<<<<

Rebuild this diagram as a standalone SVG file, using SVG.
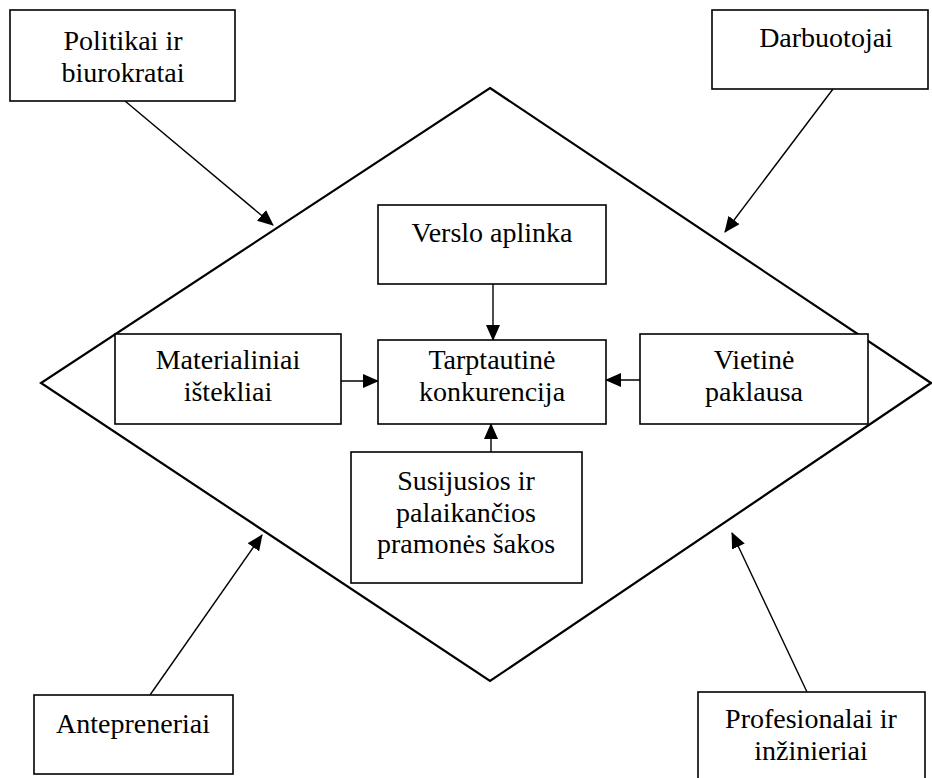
<svg xmlns="http://www.w3.org/2000/svg" width="932" height="778" viewBox="0 0 932 778">
  <style>
    .box { fill: #ffffff; stroke: #000000; stroke-width: 1.6; }
    .frame { fill: none; stroke: #000000; stroke-width: 2.2; }
    .link { fill: none; stroke: #000000; stroke-width: 1.4; marker-end: url(#arrow); }
    text { font-size: 28px; fill: #000000; text-anchor: middle; }
  </style>
  <defs>
    <marker id="arrow" markerUnits="userSpaceOnUse" markerWidth="16" markerHeight="14" refX="15" refY="7" orient="auto">
      <path d="M0,0 L16,7 L0,14 Z" fill="#000000"/>
    </marker>
  </defs>
  <rect width="932" height="778" fill="#ffffff"/>

  <!-- surrounding diamond -->
  <polygon class="frame" points="490,88 931,383 490,681 41,383"/>

  <g id="connectors">
    <line class="link" x1="125" y1="101" x2="273" y2="225"/>
    <line class="link" x1="833" y1="89" x2="725" y2="232"/>
    <line class="link" x1="150" y1="695" x2="262" y2="535"/>
    <line class="link" x1="807" y1="692" x2="732" y2="533"/>
    <line class="link" x1="493" y1="284" x2="493" y2="340"/>
    <line class="link" x1="341" y1="381" x2="378" y2="381"/>
    <line class="link" x1="640" y1="380" x2="606" y2="380"/>
    <line class="link" x1="491" y1="452" x2="491" y2="424"/>
  </g>

  <g font-family="'Liberation Serif', Tinos, 'Times New Roman', Times, 'DejaVu Serif', serif">
    <g id="politikai">
      <rect class="box" x="10" y="10" width="225" height="91"/>
      <text x="123" y="50">Politikai ir</text>
      <text x="123" y="82">biurokratai</text>
    </g>
    <g id="darbuotojai">
      <rect class="box" x="712" y="10" width="216" height="79"/>
      <text x="826" y="47">Darbuotojai</text>
    </g>
    <g id="antepreneriai">
      <rect class="box" x="34" y="695" width="199" height="79"/>
      <text x="133" y="733">Antepreneriai</text>
    </g>
    <g id="profesionalai">
      <rect class="box" x="698" y="692" width="227" height="100"/>
      <text x="811" y="728">Profesionalai ir</text>
      <text x="811" y="760">inžinieriai</text>
    </g>

    <g id="verslo">
      <rect class="box" x="378" y="205" width="228" height="79"/>
      <text x="492" y="242">Verslo aplinka</text>
    </g>
    <g id="tarptautine">
      <rect class="box" x="378" y="340" width="228" height="84"/>
      <text x="492" y="369">Tarptautinė</text>
      <text x="492" y="401">konkurencija</text>
    </g>
    <g id="materialiniai">
      <rect class="box" x="115" y="334" width="226" height="90"/>
      <text x="228" y="369">Materialiniai</text>
      <text x="228" y="401">ištekliai</text>
    </g>
    <g id="vietine">
      <rect class="box" x="640" y="334" width="228" height="90"/>
      <text x="754" y="369">Vietinė</text>
      <text x="754" y="401">paklausa</text>
    </g>
    <g id="susijusios">
      <rect class="box" x="351" y="452" width="231" height="131"/>
      <text x="466" y="490">Susijusios ir</text>
      <text x="466" y="522">palaikančios</text>
      <text x="466" y="553">pramonės šakos</text>
    </g>
  </g>
</svg>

>>>>

■ **PROBLEM STATEMENT**: Repeat the material above verbatim, with no pictures in the output.

■ **THE SOLUTION**:
Rebuild this diagram as a standalone SVG file, using SVG.
<svg xmlns="http://www.w3.org/2000/svg" width="932" height="778" viewBox="0 0 932 778">
  <style>
    .box { fill: #ffffff; stroke: #000000; stroke-width: 1.6; }
    .frame { fill: none; stroke: #000000; stroke-width: 2.2; }
    .link { fill: none; stroke: #000000; stroke-width: 1.4; marker-end: url(#arrow); }
    text { font-size: 28px; fill: #000000; text-anchor: middle; }
  </style>
  <defs>
    <marker id="arrow" markerUnits="userSpaceOnUse" markerWidth="16" markerHeight="14" refX="15" refY="7" orient="auto">
      <path d="M0,0 L16,7 L0,14 Z" fill="#000000"/>
    </marker>
  </defs>
  <rect width="932" height="778" fill="#ffffff"/>

  <!-- surrounding diamond -->
  <polygon class="frame" points="490,88 931,383 490,681 41,383"/>

  <g id="connectors">
    <line class="link" x1="125" y1="101" x2="273" y2="225"/>
    <line class="link" x1="833" y1="89" x2="725" y2="232"/>
    <line class="link" x1="150" y1="695" x2="262" y2="535"/>
    <line class="link" x1="807" y1="692" x2="732" y2="533"/>
    <line class="link" x1="493" y1="284" x2="493" y2="340"/>
    <line class="link" x1="341" y1="381" x2="378" y2="381"/>
    <line class="link" x1="640" y1="380" x2="606" y2="380"/>
    <line class="link" x1="491" y1="452" x2="491" y2="424"/>
  </g>

  <g font-family="'Liberation Serif', Tinos, 'Times New Roman', Times, 'DejaVu Serif', serif">
    <g id="politikai">
      <rect class="box" x="10" y="10" width="225" height="91"/>
      <text x="123" y="50">Politikai ir</text>
      <text x="123" y="82">biurokratai</text>
    </g>
    <g id="darbuotojai">
      <rect class="box" x="712" y="10" width="216" height="79"/>
      <text x="826" y="47">Darbuotojai</text>
    </g>
    <g id="antepreneriai">
      <rect class="box" x="34" y="695" width="199" height="79"/>
      <text x="133" y="733">Antepreneriai</text>
    </g>
    <g id="profesionalai">
      <rect class="box" x="698" y="692" width="227" height="100"/>
      <text x="811" y="728">Profesionalai ir</text>
      <text x="811" y="760">inžinieriai</text>
    </g>

    <g id="verslo">
      <rect class="box" x="378" y="205" width="228" height="79"/>
      <text x="492" y="242">Verslo aplinka</text>
    </g>
    <g id="tarptautine">
      <rect class="box" x="378" y="340" width="228" height="84"/>
      <text x="492" y="369">Tarptautinė</text>
      <text x="492" y="401">konkurencija</text>
    </g>
    <g id="materialiniai">
      <rect class="box" x="115" y="334" width="226" height="90"/>
      <text x="228" y="369">Materialiniai</text>
      <text x="228" y="401">ištekliai</text>
    </g>
    <g id="vietine">
      <rect class="box" x="640" y="334" width="228" height="90"/>
      <text x="754" y="369">Vietinė</text>
      <text x="754" y="401">paklausa</text>
    </g>
    <g id="susijusios">
      <rect class="box" x="351" y="452" width="231" height="131"/>
      <text x="466" y="490">Susijusios ir</text>
      <text x="466" y="522">palaikančios</text>
      <text x="466" y="553">pramonės šakos</text>
    </g>
  </g>
</svg>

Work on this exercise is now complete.